Directive - Give back exactly the lines from the one with "Reproduce this chart" through the one with "import * as", inclusive, without the images.

Start Material shown

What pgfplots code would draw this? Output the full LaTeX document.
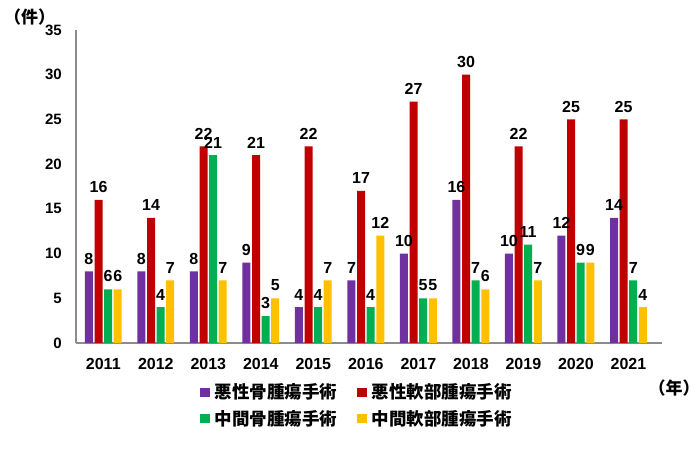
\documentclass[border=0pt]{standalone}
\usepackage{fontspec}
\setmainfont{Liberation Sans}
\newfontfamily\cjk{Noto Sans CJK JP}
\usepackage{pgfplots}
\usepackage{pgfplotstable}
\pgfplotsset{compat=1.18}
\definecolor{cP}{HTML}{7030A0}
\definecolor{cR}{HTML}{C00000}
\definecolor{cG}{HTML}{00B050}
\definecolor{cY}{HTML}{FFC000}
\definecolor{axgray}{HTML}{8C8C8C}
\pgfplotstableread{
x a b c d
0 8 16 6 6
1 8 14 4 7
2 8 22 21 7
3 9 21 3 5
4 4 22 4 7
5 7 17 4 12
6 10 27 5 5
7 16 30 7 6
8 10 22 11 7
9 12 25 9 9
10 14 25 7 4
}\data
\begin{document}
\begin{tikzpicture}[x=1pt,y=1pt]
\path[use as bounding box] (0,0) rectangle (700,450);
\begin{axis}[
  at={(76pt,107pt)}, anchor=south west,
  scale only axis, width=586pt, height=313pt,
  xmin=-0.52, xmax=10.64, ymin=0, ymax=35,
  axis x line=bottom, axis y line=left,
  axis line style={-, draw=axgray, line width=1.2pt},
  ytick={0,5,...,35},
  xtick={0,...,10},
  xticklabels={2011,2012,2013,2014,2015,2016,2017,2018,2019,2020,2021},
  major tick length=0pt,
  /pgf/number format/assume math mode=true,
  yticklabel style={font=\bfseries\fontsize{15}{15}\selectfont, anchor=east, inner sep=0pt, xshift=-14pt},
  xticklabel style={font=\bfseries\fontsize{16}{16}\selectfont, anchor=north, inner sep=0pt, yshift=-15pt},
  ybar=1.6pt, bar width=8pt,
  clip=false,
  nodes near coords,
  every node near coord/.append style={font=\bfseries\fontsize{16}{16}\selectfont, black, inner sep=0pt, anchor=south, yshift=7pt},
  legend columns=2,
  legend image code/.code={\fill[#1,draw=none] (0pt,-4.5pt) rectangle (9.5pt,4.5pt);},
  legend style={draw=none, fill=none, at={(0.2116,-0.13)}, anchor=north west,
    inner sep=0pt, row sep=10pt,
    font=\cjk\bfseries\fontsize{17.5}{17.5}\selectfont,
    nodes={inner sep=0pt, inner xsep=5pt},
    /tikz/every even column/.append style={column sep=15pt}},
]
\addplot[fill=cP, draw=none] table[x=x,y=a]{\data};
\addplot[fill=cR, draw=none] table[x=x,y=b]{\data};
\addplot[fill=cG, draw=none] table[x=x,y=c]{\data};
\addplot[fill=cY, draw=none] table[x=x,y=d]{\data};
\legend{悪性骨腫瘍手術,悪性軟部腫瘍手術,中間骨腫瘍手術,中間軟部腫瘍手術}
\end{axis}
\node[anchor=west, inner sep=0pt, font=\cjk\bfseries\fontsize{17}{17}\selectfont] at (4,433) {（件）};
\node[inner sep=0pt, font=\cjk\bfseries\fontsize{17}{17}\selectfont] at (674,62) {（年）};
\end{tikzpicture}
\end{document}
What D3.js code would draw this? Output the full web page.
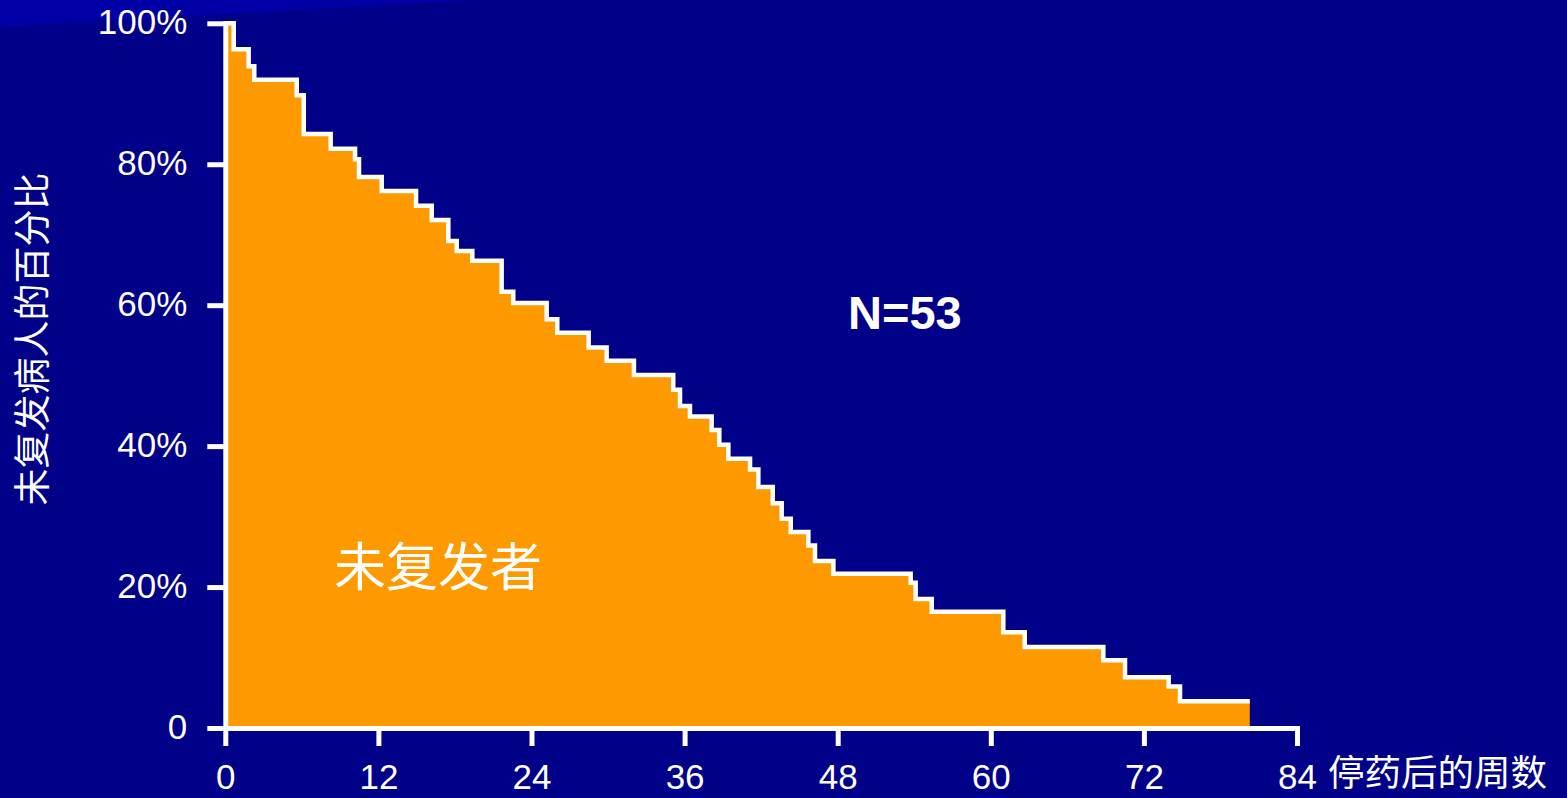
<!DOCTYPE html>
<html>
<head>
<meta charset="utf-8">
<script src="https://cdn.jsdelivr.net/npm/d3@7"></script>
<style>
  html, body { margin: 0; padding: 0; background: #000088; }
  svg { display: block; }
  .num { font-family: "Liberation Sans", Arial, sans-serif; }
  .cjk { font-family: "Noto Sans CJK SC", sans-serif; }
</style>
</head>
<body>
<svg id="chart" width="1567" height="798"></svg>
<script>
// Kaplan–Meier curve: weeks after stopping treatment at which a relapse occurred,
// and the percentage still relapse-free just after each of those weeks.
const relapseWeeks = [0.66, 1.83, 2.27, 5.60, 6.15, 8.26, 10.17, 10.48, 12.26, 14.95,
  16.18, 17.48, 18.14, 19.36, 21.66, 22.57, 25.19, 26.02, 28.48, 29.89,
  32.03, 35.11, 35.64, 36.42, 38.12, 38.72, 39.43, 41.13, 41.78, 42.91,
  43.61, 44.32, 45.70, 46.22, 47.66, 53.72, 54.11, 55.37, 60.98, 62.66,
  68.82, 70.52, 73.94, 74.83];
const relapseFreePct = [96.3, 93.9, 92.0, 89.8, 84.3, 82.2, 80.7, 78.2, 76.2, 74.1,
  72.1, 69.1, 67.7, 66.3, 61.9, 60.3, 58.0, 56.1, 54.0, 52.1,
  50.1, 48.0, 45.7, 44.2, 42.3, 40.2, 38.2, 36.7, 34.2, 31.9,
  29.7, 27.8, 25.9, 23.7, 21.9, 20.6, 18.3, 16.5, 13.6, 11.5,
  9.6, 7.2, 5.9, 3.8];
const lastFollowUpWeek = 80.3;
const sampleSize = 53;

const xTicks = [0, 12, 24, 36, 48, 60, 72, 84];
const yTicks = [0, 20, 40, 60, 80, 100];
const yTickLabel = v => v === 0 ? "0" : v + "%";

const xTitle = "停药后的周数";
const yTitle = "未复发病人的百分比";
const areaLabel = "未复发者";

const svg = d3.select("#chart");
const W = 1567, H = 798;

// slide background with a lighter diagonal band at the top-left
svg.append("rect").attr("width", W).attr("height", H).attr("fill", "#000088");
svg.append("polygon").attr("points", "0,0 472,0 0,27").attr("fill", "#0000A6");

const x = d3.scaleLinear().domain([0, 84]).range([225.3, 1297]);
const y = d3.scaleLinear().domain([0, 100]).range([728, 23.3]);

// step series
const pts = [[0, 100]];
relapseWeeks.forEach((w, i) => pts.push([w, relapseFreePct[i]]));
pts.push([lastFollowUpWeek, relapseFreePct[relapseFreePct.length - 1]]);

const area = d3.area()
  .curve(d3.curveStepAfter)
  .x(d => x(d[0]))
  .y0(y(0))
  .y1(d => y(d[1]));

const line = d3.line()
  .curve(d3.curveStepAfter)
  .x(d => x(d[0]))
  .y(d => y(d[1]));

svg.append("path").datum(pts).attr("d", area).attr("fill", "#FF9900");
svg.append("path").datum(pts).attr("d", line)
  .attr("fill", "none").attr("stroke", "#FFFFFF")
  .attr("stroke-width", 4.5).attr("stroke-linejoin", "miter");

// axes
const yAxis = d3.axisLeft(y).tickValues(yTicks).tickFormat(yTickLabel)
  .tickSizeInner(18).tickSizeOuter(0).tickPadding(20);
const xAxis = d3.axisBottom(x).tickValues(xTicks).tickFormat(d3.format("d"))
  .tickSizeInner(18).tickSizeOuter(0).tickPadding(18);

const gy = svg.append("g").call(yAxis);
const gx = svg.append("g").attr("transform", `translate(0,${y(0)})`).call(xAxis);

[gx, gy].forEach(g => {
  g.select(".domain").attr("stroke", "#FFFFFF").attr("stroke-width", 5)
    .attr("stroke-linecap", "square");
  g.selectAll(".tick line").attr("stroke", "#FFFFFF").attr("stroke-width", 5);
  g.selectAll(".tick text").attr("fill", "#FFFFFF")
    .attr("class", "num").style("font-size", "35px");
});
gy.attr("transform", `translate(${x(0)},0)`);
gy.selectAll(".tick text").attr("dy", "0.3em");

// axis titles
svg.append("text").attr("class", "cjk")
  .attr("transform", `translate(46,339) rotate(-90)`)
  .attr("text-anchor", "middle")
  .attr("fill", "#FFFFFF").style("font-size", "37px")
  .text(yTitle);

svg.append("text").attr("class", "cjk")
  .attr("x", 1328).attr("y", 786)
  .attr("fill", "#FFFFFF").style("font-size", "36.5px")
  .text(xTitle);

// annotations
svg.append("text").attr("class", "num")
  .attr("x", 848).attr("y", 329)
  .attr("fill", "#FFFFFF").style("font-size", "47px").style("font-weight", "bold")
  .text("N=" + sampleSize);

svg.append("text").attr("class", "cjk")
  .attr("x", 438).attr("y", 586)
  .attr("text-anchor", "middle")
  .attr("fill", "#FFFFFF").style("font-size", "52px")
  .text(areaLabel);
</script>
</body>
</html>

End Material shown
Start Material shown

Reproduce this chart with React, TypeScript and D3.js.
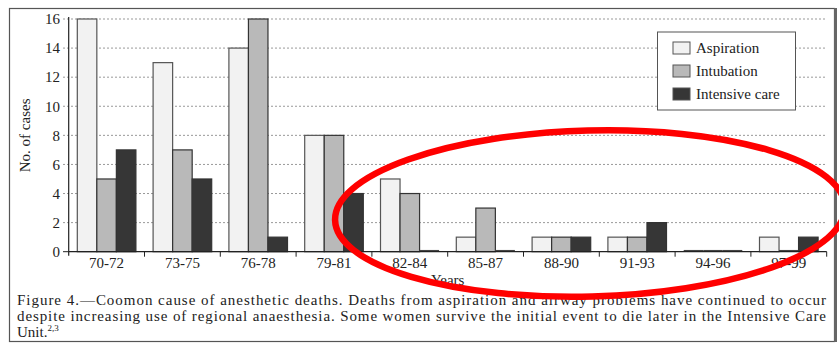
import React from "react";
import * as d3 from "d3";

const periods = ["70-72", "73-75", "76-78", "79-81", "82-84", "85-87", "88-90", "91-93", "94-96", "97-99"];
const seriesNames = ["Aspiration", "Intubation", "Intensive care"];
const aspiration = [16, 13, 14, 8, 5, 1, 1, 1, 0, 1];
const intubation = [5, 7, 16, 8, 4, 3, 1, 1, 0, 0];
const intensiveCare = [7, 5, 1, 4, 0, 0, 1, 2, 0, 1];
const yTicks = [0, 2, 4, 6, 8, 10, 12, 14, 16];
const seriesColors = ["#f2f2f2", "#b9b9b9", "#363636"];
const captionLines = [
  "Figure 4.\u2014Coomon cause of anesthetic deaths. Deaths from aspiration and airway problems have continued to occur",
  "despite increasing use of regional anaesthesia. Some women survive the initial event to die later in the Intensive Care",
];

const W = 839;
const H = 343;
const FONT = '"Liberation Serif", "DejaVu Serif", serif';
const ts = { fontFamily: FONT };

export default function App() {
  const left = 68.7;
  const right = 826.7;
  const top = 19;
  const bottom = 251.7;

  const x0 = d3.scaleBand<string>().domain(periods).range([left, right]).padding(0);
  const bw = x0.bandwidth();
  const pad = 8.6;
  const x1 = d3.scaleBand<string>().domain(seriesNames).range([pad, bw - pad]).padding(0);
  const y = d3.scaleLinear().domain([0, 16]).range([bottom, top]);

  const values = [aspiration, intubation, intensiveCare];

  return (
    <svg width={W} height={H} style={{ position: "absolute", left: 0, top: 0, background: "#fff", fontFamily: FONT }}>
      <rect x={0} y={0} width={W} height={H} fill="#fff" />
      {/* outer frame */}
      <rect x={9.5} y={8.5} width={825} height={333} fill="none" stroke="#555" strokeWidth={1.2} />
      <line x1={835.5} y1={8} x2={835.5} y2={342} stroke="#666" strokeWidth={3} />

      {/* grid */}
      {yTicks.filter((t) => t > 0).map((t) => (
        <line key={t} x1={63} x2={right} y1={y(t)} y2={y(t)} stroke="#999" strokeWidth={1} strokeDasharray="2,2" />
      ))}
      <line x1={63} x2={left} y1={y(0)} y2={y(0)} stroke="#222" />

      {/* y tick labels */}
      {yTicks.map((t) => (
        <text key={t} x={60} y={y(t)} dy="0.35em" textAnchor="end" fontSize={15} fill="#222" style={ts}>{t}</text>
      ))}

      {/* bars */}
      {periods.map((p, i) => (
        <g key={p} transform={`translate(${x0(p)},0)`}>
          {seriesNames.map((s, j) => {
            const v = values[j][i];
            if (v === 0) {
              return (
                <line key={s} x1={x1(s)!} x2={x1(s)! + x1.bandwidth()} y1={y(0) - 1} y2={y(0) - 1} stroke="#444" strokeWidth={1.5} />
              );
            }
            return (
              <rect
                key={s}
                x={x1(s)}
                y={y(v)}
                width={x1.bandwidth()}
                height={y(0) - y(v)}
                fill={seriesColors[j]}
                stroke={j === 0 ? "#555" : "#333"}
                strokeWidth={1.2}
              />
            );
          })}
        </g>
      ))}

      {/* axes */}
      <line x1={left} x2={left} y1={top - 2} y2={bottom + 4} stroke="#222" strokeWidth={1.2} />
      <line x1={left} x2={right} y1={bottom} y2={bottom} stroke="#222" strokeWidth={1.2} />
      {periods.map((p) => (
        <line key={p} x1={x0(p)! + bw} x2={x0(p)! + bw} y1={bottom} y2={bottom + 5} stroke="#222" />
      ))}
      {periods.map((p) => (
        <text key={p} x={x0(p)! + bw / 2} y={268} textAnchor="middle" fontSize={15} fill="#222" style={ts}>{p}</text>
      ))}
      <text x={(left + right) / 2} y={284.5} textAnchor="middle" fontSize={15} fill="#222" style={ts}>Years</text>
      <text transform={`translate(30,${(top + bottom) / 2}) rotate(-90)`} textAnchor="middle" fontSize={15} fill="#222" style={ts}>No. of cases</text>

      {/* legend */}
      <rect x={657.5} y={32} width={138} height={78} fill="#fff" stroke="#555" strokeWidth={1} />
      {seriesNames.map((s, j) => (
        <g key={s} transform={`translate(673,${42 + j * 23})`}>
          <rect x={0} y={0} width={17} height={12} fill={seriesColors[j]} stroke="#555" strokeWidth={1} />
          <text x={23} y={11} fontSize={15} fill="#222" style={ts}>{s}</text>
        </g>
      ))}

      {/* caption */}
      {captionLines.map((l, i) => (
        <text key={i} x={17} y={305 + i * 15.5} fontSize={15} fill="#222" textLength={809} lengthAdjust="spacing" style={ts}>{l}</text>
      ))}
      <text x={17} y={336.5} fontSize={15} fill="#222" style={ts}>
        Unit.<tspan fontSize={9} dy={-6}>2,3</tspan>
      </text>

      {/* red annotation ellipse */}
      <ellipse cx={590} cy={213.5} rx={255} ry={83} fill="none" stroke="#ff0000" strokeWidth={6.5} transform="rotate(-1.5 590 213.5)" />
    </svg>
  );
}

End Material shown

Answer to the problem -
Reproduce this chart with React, TypeScript and D3.js.
import React from "react";
import * as d3 from "d3";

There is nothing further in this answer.